= Instruction =
Print the listing from its top line through the line containing "(title) at (632,34)", nothing more, and leave out the pictures.

= Supplied information =
....

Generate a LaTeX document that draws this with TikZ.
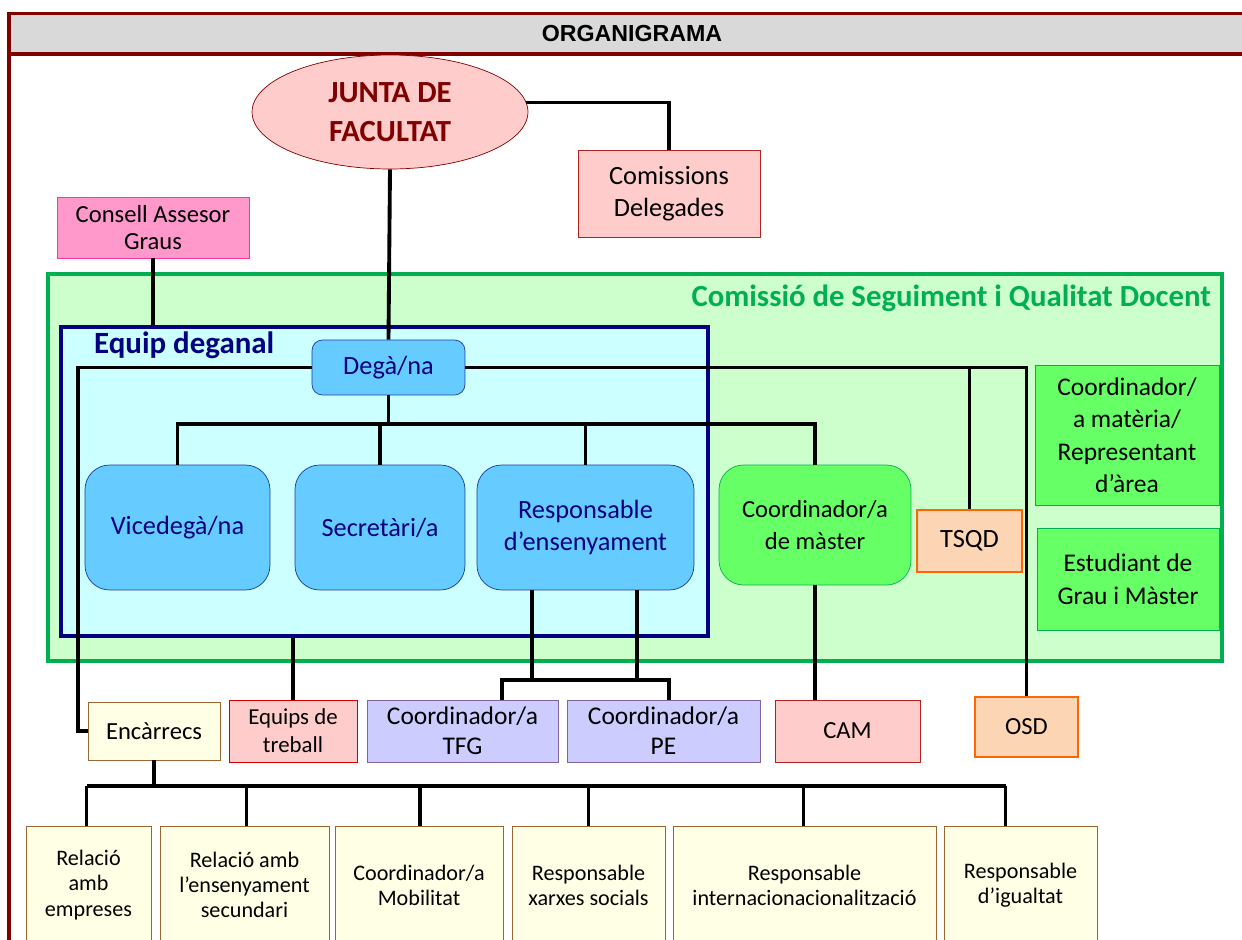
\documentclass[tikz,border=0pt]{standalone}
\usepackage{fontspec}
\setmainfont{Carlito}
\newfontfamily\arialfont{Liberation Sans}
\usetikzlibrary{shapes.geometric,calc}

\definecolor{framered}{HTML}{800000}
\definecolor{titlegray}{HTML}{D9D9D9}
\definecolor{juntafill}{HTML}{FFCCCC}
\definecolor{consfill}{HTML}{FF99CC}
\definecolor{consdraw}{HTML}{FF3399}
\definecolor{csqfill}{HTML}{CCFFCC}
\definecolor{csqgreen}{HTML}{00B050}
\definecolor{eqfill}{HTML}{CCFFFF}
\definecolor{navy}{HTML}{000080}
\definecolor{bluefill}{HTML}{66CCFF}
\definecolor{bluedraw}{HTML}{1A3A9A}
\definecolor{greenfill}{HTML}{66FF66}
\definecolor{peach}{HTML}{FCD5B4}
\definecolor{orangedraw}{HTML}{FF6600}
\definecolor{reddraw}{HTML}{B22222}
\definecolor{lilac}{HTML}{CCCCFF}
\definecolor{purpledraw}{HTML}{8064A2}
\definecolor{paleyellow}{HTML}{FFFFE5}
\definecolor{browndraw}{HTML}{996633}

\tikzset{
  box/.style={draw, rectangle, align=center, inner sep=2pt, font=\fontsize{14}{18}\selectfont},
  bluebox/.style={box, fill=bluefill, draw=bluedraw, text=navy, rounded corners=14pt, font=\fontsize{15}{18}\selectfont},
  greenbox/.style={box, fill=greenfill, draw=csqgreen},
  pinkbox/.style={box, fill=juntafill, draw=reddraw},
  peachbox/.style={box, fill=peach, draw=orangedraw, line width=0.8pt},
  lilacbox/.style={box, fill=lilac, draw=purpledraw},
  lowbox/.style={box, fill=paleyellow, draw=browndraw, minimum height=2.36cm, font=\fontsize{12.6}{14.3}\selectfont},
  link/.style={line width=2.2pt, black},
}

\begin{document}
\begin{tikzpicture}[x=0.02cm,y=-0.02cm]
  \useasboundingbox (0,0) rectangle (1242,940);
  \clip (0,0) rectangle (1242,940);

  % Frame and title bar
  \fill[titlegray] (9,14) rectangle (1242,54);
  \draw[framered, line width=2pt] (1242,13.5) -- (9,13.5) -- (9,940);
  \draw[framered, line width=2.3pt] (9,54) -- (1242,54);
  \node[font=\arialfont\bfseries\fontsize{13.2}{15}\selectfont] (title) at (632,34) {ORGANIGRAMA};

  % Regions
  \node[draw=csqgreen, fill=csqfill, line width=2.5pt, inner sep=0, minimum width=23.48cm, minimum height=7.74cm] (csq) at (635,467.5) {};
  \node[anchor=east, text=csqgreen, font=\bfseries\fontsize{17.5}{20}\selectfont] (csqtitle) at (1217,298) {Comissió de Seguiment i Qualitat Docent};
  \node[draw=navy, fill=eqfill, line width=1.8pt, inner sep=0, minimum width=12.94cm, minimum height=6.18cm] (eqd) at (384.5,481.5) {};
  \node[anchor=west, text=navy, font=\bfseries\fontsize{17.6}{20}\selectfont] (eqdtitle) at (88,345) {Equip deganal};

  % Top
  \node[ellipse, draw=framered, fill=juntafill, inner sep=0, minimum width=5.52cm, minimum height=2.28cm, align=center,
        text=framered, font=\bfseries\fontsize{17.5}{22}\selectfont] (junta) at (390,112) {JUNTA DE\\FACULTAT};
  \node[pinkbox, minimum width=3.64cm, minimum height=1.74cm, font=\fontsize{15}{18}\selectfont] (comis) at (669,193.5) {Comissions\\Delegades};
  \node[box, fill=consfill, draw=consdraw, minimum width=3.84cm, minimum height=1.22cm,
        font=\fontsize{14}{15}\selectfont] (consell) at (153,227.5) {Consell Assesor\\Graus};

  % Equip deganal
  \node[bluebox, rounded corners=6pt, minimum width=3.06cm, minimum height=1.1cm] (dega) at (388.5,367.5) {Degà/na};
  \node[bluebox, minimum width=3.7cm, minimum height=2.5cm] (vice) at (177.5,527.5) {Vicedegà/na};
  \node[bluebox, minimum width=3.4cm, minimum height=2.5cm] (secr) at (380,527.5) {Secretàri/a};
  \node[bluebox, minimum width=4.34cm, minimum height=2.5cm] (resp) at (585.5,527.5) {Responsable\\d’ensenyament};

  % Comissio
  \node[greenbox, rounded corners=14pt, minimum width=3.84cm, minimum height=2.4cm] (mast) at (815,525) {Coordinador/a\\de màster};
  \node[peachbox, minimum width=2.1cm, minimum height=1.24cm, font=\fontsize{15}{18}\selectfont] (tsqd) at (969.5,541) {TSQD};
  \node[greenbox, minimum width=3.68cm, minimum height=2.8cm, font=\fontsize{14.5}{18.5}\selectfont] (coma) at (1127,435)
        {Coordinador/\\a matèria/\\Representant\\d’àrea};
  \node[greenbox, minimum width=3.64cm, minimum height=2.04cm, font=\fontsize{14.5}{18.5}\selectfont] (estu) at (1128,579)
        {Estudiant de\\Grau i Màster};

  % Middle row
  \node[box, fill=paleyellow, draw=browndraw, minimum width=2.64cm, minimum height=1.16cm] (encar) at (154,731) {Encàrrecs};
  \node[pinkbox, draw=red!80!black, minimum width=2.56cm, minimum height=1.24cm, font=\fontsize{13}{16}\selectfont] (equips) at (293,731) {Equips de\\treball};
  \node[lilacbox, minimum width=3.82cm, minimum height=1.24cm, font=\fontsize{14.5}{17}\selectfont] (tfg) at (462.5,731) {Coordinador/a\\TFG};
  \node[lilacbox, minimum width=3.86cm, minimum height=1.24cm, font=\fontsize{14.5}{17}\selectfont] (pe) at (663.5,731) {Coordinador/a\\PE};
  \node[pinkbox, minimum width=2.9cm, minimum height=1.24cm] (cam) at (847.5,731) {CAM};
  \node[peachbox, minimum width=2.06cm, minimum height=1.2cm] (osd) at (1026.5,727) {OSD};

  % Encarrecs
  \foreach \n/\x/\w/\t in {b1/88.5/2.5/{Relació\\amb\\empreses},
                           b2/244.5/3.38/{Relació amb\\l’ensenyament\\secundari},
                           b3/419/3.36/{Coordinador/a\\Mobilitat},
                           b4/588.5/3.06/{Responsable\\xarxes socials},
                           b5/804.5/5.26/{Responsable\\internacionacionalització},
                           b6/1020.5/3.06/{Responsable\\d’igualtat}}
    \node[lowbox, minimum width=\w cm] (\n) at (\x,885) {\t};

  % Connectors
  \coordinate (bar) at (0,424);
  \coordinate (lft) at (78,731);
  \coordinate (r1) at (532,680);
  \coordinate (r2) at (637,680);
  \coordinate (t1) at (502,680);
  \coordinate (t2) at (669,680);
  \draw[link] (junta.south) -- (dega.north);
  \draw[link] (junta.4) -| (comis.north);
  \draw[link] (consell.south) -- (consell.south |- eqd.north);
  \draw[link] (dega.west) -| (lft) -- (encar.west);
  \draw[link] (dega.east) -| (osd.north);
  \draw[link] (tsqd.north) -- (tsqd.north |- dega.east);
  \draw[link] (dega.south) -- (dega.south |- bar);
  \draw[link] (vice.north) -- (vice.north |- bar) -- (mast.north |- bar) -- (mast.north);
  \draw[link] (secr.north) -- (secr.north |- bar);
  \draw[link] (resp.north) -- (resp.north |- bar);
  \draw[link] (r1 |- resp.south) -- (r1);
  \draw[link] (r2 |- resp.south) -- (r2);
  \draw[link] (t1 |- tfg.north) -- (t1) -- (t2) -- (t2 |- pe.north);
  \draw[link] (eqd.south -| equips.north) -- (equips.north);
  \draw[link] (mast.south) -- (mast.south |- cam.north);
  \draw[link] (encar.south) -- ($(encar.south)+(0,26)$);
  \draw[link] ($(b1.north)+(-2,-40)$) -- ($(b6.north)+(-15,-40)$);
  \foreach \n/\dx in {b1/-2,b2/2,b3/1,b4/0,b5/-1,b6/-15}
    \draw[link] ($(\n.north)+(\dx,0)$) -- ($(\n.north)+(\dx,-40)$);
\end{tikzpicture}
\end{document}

....

= Task answer =
Generate a LaTeX document that draws this with TikZ.
\documentclass[tikz,border=0pt]{standalone}
\usepackage{fontspec}
\setmainfont{Carlito}
\newfontfamily\arialfont{Liberation Sans}
\usetikzlibrary{shapes.geometric,calc}

\definecolor{framered}{HTML}{800000}
\definecolor{titlegray}{HTML}{D9D9D9}
\definecolor{juntafill}{HTML}{FFCCCC}
\definecolor{consfill}{HTML}{FF99CC}
\definecolor{consdraw}{HTML}{FF3399}
\definecolor{csqfill}{HTML}{CCFFCC}
\definecolor{csqgreen}{HTML}{00B050}
\definecolor{eqfill}{HTML}{CCFFFF}
\definecolor{navy}{HTML}{000080}
\definecolor{bluefill}{HTML}{66CCFF}
\definecolor{bluedraw}{HTML}{1A3A9A}
\definecolor{greenfill}{HTML}{66FF66}
\definecolor{peach}{HTML}{FCD5B4}
\definecolor{orangedraw}{HTML}{FF6600}
\definecolor{reddraw}{HTML}{B22222}
\definecolor{lilac}{HTML}{CCCCFF}
\definecolor{purpledraw}{HTML}{8064A2}
\definecolor{paleyellow}{HTML}{FFFFE5}
\definecolor{browndraw}{HTML}{996633}

\tikzset{
  box/.style={draw, rectangle, align=center, inner sep=2pt, font=\fontsize{14}{18}\selectfont},
  bluebox/.style={box, fill=bluefill, draw=bluedraw, text=navy, rounded corners=14pt, font=\fontsize{15}{18}\selectfont},
  greenbox/.style={box, fill=greenfill, draw=csqgreen},
  pinkbox/.style={box, fill=juntafill, draw=reddraw},
  peachbox/.style={box, fill=peach, draw=orangedraw, line width=0.8pt},
  lilacbox/.style={box, fill=lilac, draw=purpledraw},
  lowbox/.style={box, fill=paleyellow, draw=browndraw, minimum height=2.36cm, font=\fontsize{12.6}{14.3}\selectfont},
  link/.style={line width=2.2pt, black},
}

\begin{document}
\begin{tikzpicture}[x=0.02cm,y=-0.02cm]
  \useasboundingbox (0,0) rectangle (1242,940);
  \clip (0,0) rectangle (1242,940);

  % Frame and title bar
  \fill[titlegray] (9,14) rectangle (1242,54);
  \draw[framered, line width=2pt] (1242,13.5) -- (9,13.5) -- (9,940);
  \draw[framered, line width=2.3pt] (9,54) -- (1242,54);
  \node[font=\arialfont\bfseries\fontsize{13.2}{15}\selectfont] (title) at (632,34) {ORGANIGRAMA};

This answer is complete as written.